时盏突然想明白,有的男人说爱你的话,那他就是真的爱你,但是他并不会为你约束自己一分半点,那不是他的作态。

生气吗?

你爱他,你就会被气得死去活来。

倘若你不爱他。

你就能高姿态地静静看着一切,仿佛事不关己,仿佛在看一出闹剧。

-

时盏直接让代驾将车开回爱森堡,她没有回酒店收拾东西,她腿上躺着个烧得不轻的闻靳深,要是再奔波一趟,指不定他得难受成什么样。
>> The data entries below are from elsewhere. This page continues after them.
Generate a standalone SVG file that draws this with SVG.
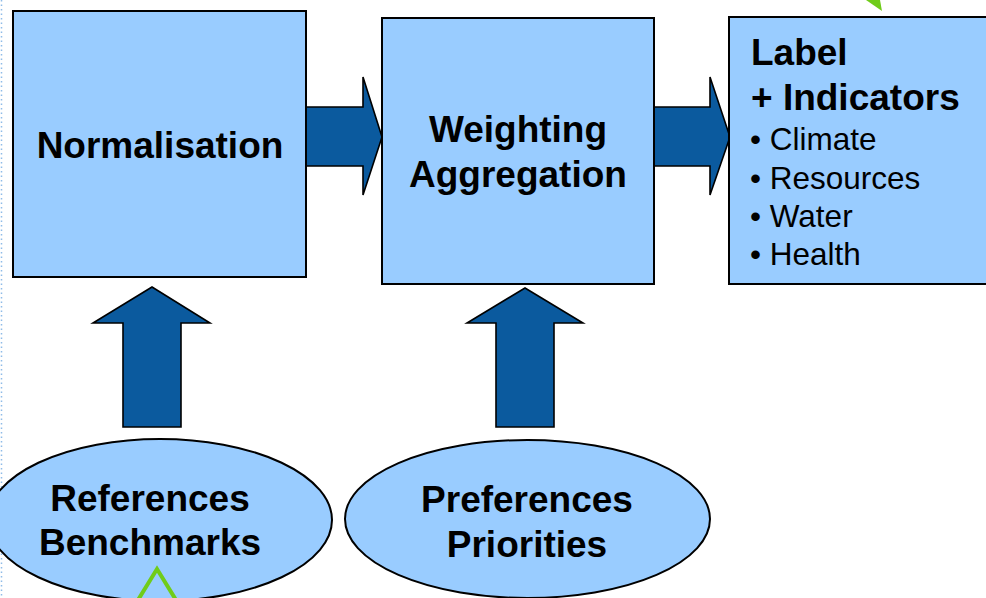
<svg xmlns="http://www.w3.org/2000/svg" width="986" height="598" viewBox="0 0 986 598">
  <style>
    .box { fill: #99ccff; stroke: #000; stroke-width: 2; }
    .arrow { fill: #0b5a9e; stroke: #000; stroke-width: 1.6; stroke-linejoin: miter; }
    .title { font-family: "Liberation Sans", Arial, sans-serif; font-weight: bold; font-size: 37px; fill: #000; }
    .item { font-family: "Liberation Sans", Arial, sans-serif; font-size: 31.5px; fill: #000; }
    .mid { text-anchor: middle; }
    .accent { fill: none; stroke: #70cc1a; stroke-width: 4; }
  </style>
  <rect width="986" height="598" fill="#fff"/>
  <!-- dotted page margin -->
  <line x1="1.5" y1="0" x2="1.5" y2="598" stroke="#8fbbe8" stroke-width="1.5" stroke-dasharray="1.5,3"/>

  <g id="connectors">
    <polygon class="arrow" points="306,107 363,107 363,77 382,137 363,195 363,166 306,166"/>
    <polygon class="arrow" points="654,107 710,107 710,77 730,137 710,195 710,166 654,166"/>
    <polygon class="arrow" points="152,287 210,323 181,323 181,427 123,427 123,323 93,323"/>
    <polygon class="arrow" points="525,288 583,323 554,323 554,427 496,427 496,323 467,323"/>
  </g>

  <g id="normalisation">
    <rect class="box" x="13" y="11" width="293" height="266"/>
    <text class="title mid" x="160" y="158">Normalisation</text>
  </g>

  <g id="weighting">
    <rect class="box" x="382" y="18" width="272" height="266"/>
    <text class="title mid" x="518" y="142">Weighting</text>
    <text class="title mid" x="518" y="187">Aggregation</text>
  </g>

  <g id="label">
    <rect class="box" x="729" y="17" width="260" height="267"/>
    <text class="title" x="751" y="65">Label</text>
    <text class="title" x="751" y="110">+ Indicators</text>
    <text class="item" x="750" y="150">• Climate</text>
    <text class="item" x="750" y="189">• Resources</text>
    <text class="item" x="750" y="227">• Water</text>
    <text class="item" x="750" y="265">• Health</text>
  </g>

  <g id="references">
    <ellipse class="box" cx="160" cy="520" rx="172" ry="81"/>
    <text class="title mid" x="150" y="511">References</text>
    <text class="title mid" x="150" y="555">Benchmarks</text>
  </g>

  <g id="preferences">
    <ellipse class="box" cx="527.5" cy="519" rx="182.5" ry="79"/>
    <text class="title mid" x="527" y="512">Preferences</text>
    <text class="title mid" x="527" y="557">Priorities</text>
  </g>

  <!-- green marks at the page edges -->
  <polyline class="accent" points="138,600 157,569 176,600"/>
  <polygon fill="#70cc1a" points="866,0 880,0 882,11"/>
</svg>
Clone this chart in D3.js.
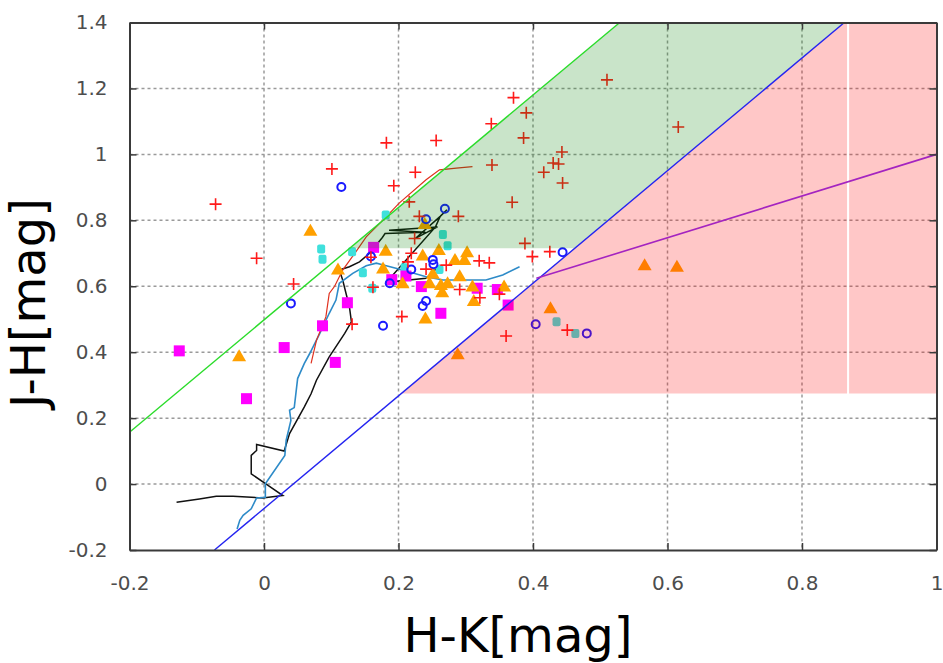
<!DOCTYPE html>
<html>
<head>
<meta charset="utf-8">
<script src="https://cdn.jsdelivr.net/npm/d3@7"></script>
<style>
  body { margin: 0; background: #fff; }
  svg { display: block; }
  .tick text { font-family: "DejaVu Sans", sans-serif; font-size: 20px; fill: #4d4d4d; }
  .axis-title { font-family: "DejaVu Sans", sans-serif; font-size: 48px; fill: #000; }
</style>
</head>
<body>
<svg id="chart" width="943" height="663"></svg>
<script>
// tick values
const xTicks = [-0.2, 0, 0.2, 0.4, 0.6, 0.8, 1]
const yTicks = [-0.2, 0, 0.2, 0.4, 0.6, 0.8, 1, 1.2, 1.4]

// [H-K, J-H] pairs
const redPlus = [
  [-0.072, 0.849], [-0.011, 0.685], [0.044, 0.607], [0.101, 0.956], [0.182, 1.035],
  [0.193, 0.905], [0.225, 0.946], [0.256, 1.042], [0.216, 0.856], [0.231, 0.812],
  [0.289, 0.812], [0.339, 0.968], [0.338, 1.093], [0.371, 1.172], [0.390, 1.126],
  [0.386, 1.050], [0.369, 0.855], [0.510, 1.226], [0.616, 1.083], [0.443, 1.007],
  [0.430, 0.974], [0.438, 0.971], [0.416, 0.946], [0.444, 0.913], [0.388, 0.730],
  [0.399, 0.690], [0.425, 0.705], [0.451, 0.467], [0.360, 0.449], [0.224, 0.745],
  [0.219, 0.700], [0.214, 0.674], [0.241, 0.652], [0.271, 0.664], [0.320, 0.677],
  [0.335, 0.671], [0.291, 0.590], [0.321, 0.565], [0.350, 0.576], [0.205, 0.508],
  [0.131, 0.485], [0.162, 0.597], [0.159, 0.688]
]
const blueCircle = [
  [0.115, 0.901], [0.040, 0.548], [0.269, 0.835], [0.241, 0.803], [0.251, 0.680],
  [0.252, 0.667], [0.219, 0.651], [0.159, 0.690], [0.187, 0.609], [0.241, 0.555],
  [0.236, 0.540], [0.177, 0.480], [0.404, 0.485], [0.444, 0.703], [0.480, 0.457]
]
const cyanDot = [
  [0.085, 0.713], [0.087, 0.682], [0.131, 0.705], [0.147, 0.641], [0.181, 0.816],
  [0.161, 0.594], [0.266, 0.757], [0.273, 0.723], [0.209, 0.656], [0.261, 0.651],
  [0.435, 0.492], [0.463, 0.457]
]
const orangeTri = [
  [0.069, 0.768], [0.110, 0.651], [-0.037, 0.388], [0.288, 0.394], [0.181, 0.708],
  [0.177, 0.654], [0.239, 0.789], [0.260, 0.710], [0.236, 0.693], [0.284, 0.680],
  [0.302, 0.703], [0.298, 0.680], [0.291, 0.630], [0.246, 0.609], [0.263, 0.604],
  [0.273, 0.609], [0.265, 0.582], [0.206, 0.609], [0.310, 0.599], [0.357, 0.599],
  [0.312, 0.555], [0.240, 0.502], [0.251, 0.638], [0.566, 0.664], [0.614, 0.659],
  [0.426, 0.533]
]
const magentaSq = [
  [-0.126, 0.404], [0.030, 0.414], [0.087, 0.480], [0.124, 0.550], [0.106, 0.369],
  [-0.026, 0.259], [0.163, 0.718], [0.190, 0.620], [0.211, 0.631], [0.234, 0.599],
  [0.263, 0.518], [0.317, 0.594], [0.347, 0.590], [0.363, 0.543]
]

// loci
const dwarfLocus = [
  [-0.040, -0.136], [-0.036, -0.110], [-0.031, -0.095], [-0.019, -0.075], [-0.011, -0.042],
  [0.002, -0.040], [0.002, 0.001], [0.031, 0.087], [0.033, 0.133], [0.040, 0.193],
  [0.038, 0.224], [0.045, 0.232], [0.050, 0.320], [0.060, 0.366], [0.068, 0.396],
  [0.083, 0.457], [0.097, 0.518], [0.107, 0.558], [0.112, 0.609], [0.132, 0.639],
  [0.152, 0.662], [0.167, 0.670], [0.179, 0.664], [0.206, 0.649], [0.241, 0.629],
  [0.266, 0.619], [0.330, 0.619], [0.355, 0.634], [0.380, 0.659]
]
const giantLocus = [
  [0.070, 0.366], [0.078, 0.436], [0.092, 0.507], [0.097, 0.578], [0.105, 0.600],
  [0.117, 0.649], [0.135, 0.700], [0.152, 0.750], [0.182, 0.811], [0.201, 0.852],
  [0.241, 0.923], [0.261, 0.953], [0.286, 0.958], [0.310, 0.963]
]
const blackTrack = [
  [-0.130, -0.055], [-0.096, -0.045], [-0.071, -0.037], [-0.046, -0.037], [-0.002, -0.042],
  [0.028, -0.035], [0.006, -0.004], [-0.019, 0.031], [-0.019, 0.087], [-0.011, 0.102],
  [-0.011, 0.120], [0.030, 0.100], [0.038, 0.153], [0.060, 0.234], [0.070, 0.274],
  [0.078, 0.315], [0.097, 0.386], [0.120, 0.457], [0.130, 0.492], [0.127, 0.538],
  [0.122, 0.578], [0.117, 0.619], [0.112, 0.649], [0.127, 0.659], [0.142, 0.674],
  [0.157, 0.700], [0.176, 0.748], [0.180, 0.760], [0.240, 0.764], [0.186, 0.770],
  [0.258, 0.780], [0.225, 0.745], [0.262, 0.812], [0.272, 0.832], [0.262, 0.812],
  [0.255, 0.780], [0.182, 0.612], [0.241, 0.624], [0.262, 0.664]
]

// reddening band and CTTS line
const greenLine = [[-0.2, 0.157], [0.529, 1.4]]
const blueLine = [[-0.0736, -0.2], [0.863, 1.4]]
const purpleLine = [[0.405, 0.624], [1.0, 1.0]]
const greenZone = [[0.127, 0.715], [0.529, 1.4], [0.863, 1.4], [0.462, 0.715]]
const pinkZone = [[0.204, 0.275], [0.863, 1.4], [0.867, 1.4], [0.867, 0.275]]
const pinkZone2 = [[0.870, 0.275], [0.870, 1.4], [1.0, 1.4], [1.0, 0.275]]

const svg = d3.select('#chart')
const pLeft = 129.5, pRight = 936.5, pTop = 22.5, pBottom = 550

const x = d3.scaleLinear().domain([-0.2, 1]).range([pLeft, pRight])
const y = d3.scaleLinear().domain([-0.2, 1.4]).range([pBottom, pTop])
const line = d3.line().x(d => x(d[0])).y(d => y(d[1]))

// grid
const grid = svg.append('g').attr('class', 'grid')
grid.selectAll('.gx')
  .data(xTicks.slice(1, -1))
  .enter()
  .append('line')
  .attr('x1', d => x(d)).attr('x2', d => x(d))
  .attr('y1', pTop).attr('y2', pBottom)
grid.selectAll('.gy')
  .data(yTicks.slice(1, -1))
  .enter()
  .append('line')
  .attr('x1', pLeft).attr('x2', pRight)
  .attr('y1', d => y(d)).attr('y2', d => y(d))
grid.selectAll('line')
  .attr('stroke', '#9a9a9a')
  .attr('stroke-width', 1.5)
  .attr('stroke-dasharray', '3,3')

// loci
svg.append('path').datum(blackTrack).attr('d', line)
  .attr('fill', 'none').attr('stroke', '#111').attr('stroke-width', 1.5)
svg.append('path').datum(dwarfLocus).attr('d', line)
  .attr('fill', 'none').attr('stroke', '#2e8bc8').attr('stroke-width', 1.6)
svg.append('path').datum(giantLocus).attr('d', line)
  .attr('fill', 'none').attr('stroke', '#e0301e').attr('stroke-width', 1.2)

// points
const pts = svg.append('g')
pts.selectAll('.cyan')
  .data(cyanDot)
  .enter()
  .append('rect')
  .attr('x', d => x(d[0]) - 4).attr('y', d => y(d[1]) - 4.5)
  .attr('width', 8).attr('height', 9).attr('rx', 2)
  .attr('fill', '#3fe0dc')
pts.selectAll('.mag')
  .data(magentaSq)
  .enter()
  .append('rect')
  .attr('x', d => x(d[0]) - 5.5).attr('y', d => y(d[1]) - 5.5)
  .attr('width', 11).attr('height', 11)
  .attr('fill', '#ff00ff')
pts.selectAll('.tri')
  .data(orangeTri)
  .enter()
  .append('path')
  .attr('transform', d => `translate(${x(d[0])},${y(d[1])})`)
  .attr('d', 'M0,-7L7,5H-7Z')
  .attr('fill', '#ffa000')
pts.selectAll('.circ')
  .data(blueCircle)
  .enter()
  .append('circle')
  .attr('cx', d => x(d[0])).attr('cy', d => y(d[1]))
  .attr('r', 4)
  .attr('fill', 'none')
  .attr('stroke', '#1a1aff')
  .attr('stroke-width', 2)
pts.selectAll('.plus')
  .data(redPlus)
  .enter()
  .append('path')
  .attr('transform', d => `translate(${x(d[0])},${y(d[1])})`)
  .attr('d', 'M-6,0H6M0,-6V6')
  .attr('stroke', '#ff1a1a')
  .attr('stroke-width', 1.6)

// zones drawn over the points, semi transparent
svg.append('path').datum(greenZone).attr('d', d => line(d) + 'Z')
  .attr('fill', 'rgba(0,128,0,0.21)')
svg.append('path').datum(pinkZone).attr('d', d => line(d) + 'Z')
  .attr('fill', 'rgba(255,0,0,0.22)')
svg.append('path').datum(pinkZone2).attr('d', d => line(d) + 'Z')
  .attr('fill', 'rgba(255,0,0,0.22)')

svg.append('path').datum(greenLine).attr('d', line)
  .attr('stroke', '#2bdc2b').attr('stroke-width', 1.4)
svg.append('path').datum(blueLine).attr('d', line)
  .attr('stroke', '#2424f0').attr('stroke-width', 1.4)
svg.append('path').datum(purpleLine).attr('d', line)
  .attr('stroke', '#a424c0').attr('stroke-width', 1.6)

// axes, ticks inward
const fmt = d => String(d)
svg.append('g')
  .attr('transform', `translate(0,${pBottom})`)
  .call(d3.axisBottom(x).tickValues(xTicks).tickFormat(fmt).tickSize(-7).tickSizeOuter(0).tickPadding(26))
svg.append('g')
  .attr('transform', `translate(${pLeft},0)`)
  .call(d3.axisLeft(y).tickValues(yTicks).tickFormat(fmt).tickSize(-7).tickSizeOuter(0).tickPadding(22))
svg.append('g')
  .attr('transform', `translate(0,${pTop})`)
  .call(d3.axisTop(x).tickValues(xTicks).tickFormat('').tickSize(-7).tickSizeOuter(0))
svg.append('g')
  .attr('transform', `translate(${pRight},0)`)
  .call(d3.axisRight(y).tickValues(yTicks).tickFormat('').tickSize(-7).tickSizeOuter(0))
svg.selectAll('.domain').attr('stroke', '#3a3a3a').attr('stroke-width', 2)
svg.selectAll('.tick line').attr('stroke', '#3a3a3a').attr('stroke-width', 1.5)

svg.append('text')
  .attr('class', 'axis-title')
  .attr('text-anchor', 'middle')
  .attr('x', 518)
  .attr('y', 652)
  .text('H-K[mag]')

svg.append('text')
  .attr('class', 'axis-title')
  .attr('text-anchor', 'middle')
  .attr('transform', 'translate(45,303) rotate(-90)')
  .text('J-H[mag]')
</script>
</body>
</html>
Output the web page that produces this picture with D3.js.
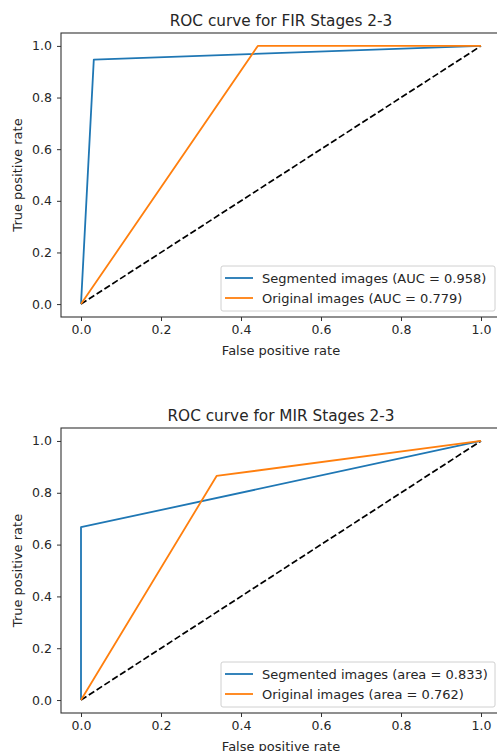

电梯里时,闻靳深混像个无赖,手臂搭着她的肩膀,将下巴放在她头顶:“今晚你睡我那儿,好不好,嗯?”

“各睡各的。”时盏无情拒绝。

闻靳深:“这么狠心?我现在可是个病人。万一我半夜想喝水,没力气起来倒什么办,那我多可怜,你想想——”

“得了得了,你打住。”时盏无奈,“我陪你。”

要说没有半分私心,那是假的,和他分手后,时盏鲜少有过安稳睡眠,她也很怀恋,那些在他怀里一觉到天明的日子。

闻靳深公寓门密码一直没有换。

时盏输密码进去,扶着闻靳深,上楼梯准备回卧室。

推开卧室门。

里面灯开着的,惹时盏嘟哝一句:“你不像是个出门不关灯的人吧。”

下一秒,时盏的脚步僵在那里,她的目光,落在那张她躺过无数次的大床上。

那里——

现在,躺着,林初娆。

林初娆睡眼惺忪地从被窝里钻出来,身上穿着他的黑丝绸长袖长裤,大喇喇地挂在身上,领口有两颗扣子还没有扣好,只要做弯腰捡东西的动作,就能窥尽春光。

“——”

时盏深深呼吸一口,面色不动地松开男人手臂。